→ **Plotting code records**
***

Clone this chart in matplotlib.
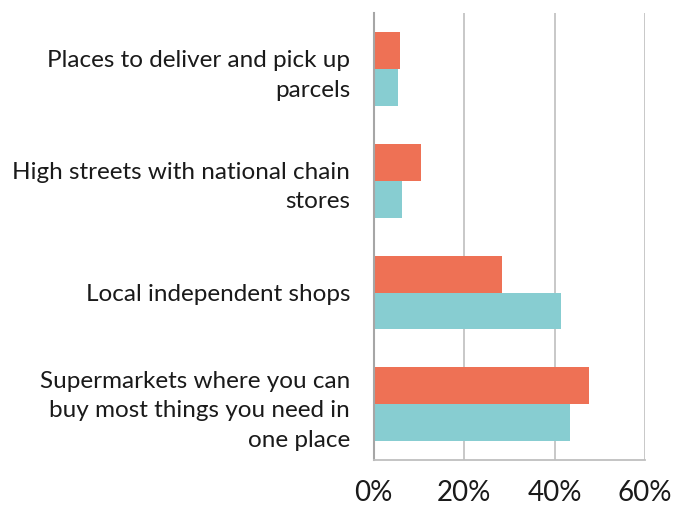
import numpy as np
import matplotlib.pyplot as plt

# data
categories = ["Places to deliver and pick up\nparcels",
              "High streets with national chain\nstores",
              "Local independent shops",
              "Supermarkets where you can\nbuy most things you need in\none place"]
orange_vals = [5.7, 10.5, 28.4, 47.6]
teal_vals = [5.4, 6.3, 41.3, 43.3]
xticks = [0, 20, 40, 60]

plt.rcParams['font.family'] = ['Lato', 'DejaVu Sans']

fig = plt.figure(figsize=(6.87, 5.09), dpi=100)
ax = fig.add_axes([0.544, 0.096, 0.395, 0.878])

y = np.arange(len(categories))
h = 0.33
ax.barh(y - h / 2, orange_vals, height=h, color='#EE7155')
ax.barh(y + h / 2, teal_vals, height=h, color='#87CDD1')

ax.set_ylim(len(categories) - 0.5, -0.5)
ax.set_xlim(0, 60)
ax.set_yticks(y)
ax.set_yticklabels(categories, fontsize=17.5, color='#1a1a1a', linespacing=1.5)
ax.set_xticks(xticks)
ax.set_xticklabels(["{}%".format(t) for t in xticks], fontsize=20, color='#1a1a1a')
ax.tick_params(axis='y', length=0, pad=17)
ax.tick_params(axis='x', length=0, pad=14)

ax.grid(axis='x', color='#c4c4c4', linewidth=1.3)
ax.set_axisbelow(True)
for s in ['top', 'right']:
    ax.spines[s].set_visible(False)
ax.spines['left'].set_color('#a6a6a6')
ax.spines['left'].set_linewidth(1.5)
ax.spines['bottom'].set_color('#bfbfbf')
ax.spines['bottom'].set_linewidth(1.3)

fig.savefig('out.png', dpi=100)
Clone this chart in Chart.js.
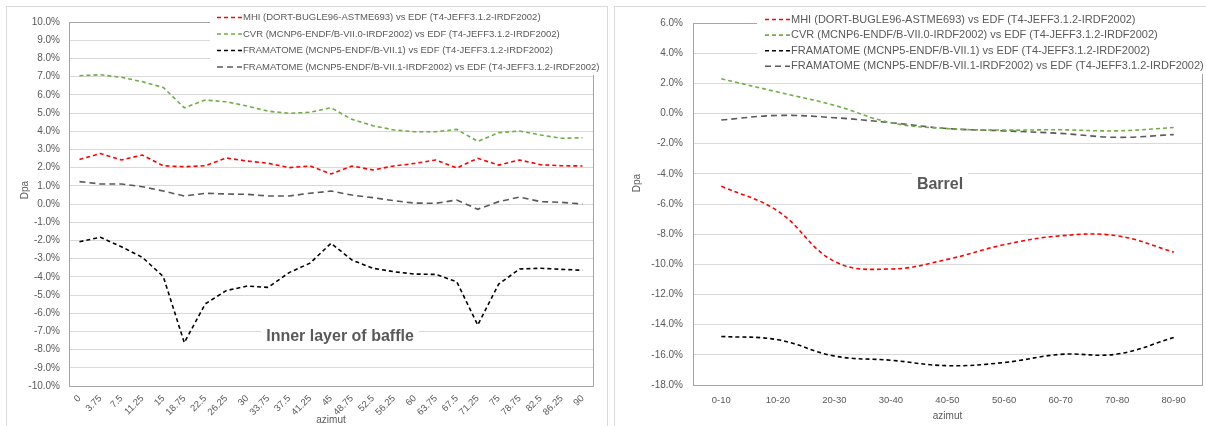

***

Take the records from their first line through the line containing "ax.barh(y + h" and please return exactly those lines, both ends included, minus the pictures.

→ **The result**
Clone this chart in matplotlib.
import numpy as np
import matplotlib.pyplot as plt

# data
categories = ["Places to deliver and pick up\nparcels",
              "High streets with national chain\nstores",
              "Local independent shops",
              "Supermarkets where you can\nbuy most things you need in\none place"]
orange_vals = [5.7, 10.5, 28.4, 47.6]
teal_vals = [5.4, 6.3, 41.3, 43.3]
xticks = [0, 20, 40, 60]

plt.rcParams['font.family'] = ['Lato', 'DejaVu Sans']

fig = plt.figure(figsize=(6.87, 5.09), dpi=100)
ax = fig.add_axes([0.544, 0.096, 0.395, 0.878])

y = np.arange(len(categories))
h = 0.33
ax.barh(y - h / 2, orange_vals, height=h, color='#EE7155')
ax.barh(y + h / 2, teal_vals, height=h, color='#87CDD1')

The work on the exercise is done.